Von seinen Kollegen erhält Jolliet kaum Unterstützung, wie das Protokoll zeigt. Statt dem Vereinsvorstand zu widersprechen, gehen die Armeevertreter auf die teils absurd anmutenden Vorwürfe gar nicht erst ein.

Kritische Fragen kaum zu befürchten

Auch der versuchte Befreiungsschlag von Verteidigungsministerin Viola Amherd (59) gleicht eher einem Schlag ins Wasser: Mitte Juni gab sie bekannt, dass die Armee die Zusammenarbeit mit dem Unterstützungsverein beenden werde. Ab 2024 soll eine Stiftung ihre Aufgaben übernehmen. Bis dahin tritt eine Übergangslösung in Kraft, in der ausgerechnet Fabrice Favero, Ex-Präsident des Unterstützungsvereins, eine Hauptrolle spielen wird – jener Mann also, der für eine Ausgabe alleine über 370'000 Franken abkassierte.

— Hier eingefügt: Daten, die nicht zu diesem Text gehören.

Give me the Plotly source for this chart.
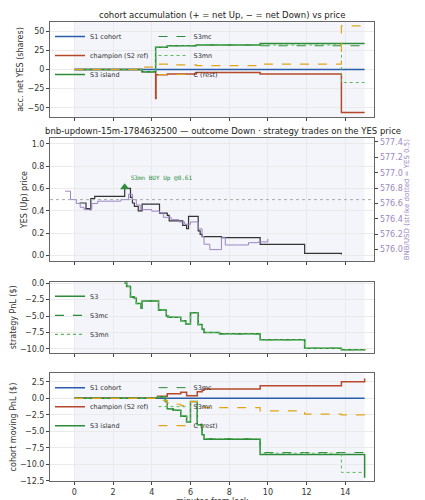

Favero wird Teil des Lenkungsausschusses sein. Dies, um den «bestmöglichen Übergang» für die Organisation der Patrouille 2022 sicherzustellen, wie der Kanton Wallis mitteilt.

Kritische Fragen seitens der Armee wird Favero dabei kaum mehr fürchten müssen. Sein Gegenspieler, Kommandant Daniel Jolliet, ist nicht länger für die Patrouille verantwortlich: Vor einer Woche hat er den Bund um eine Versetzung gebeten.

Laut VBS ist dies auf «persönliche Gründe» zurückzuführen.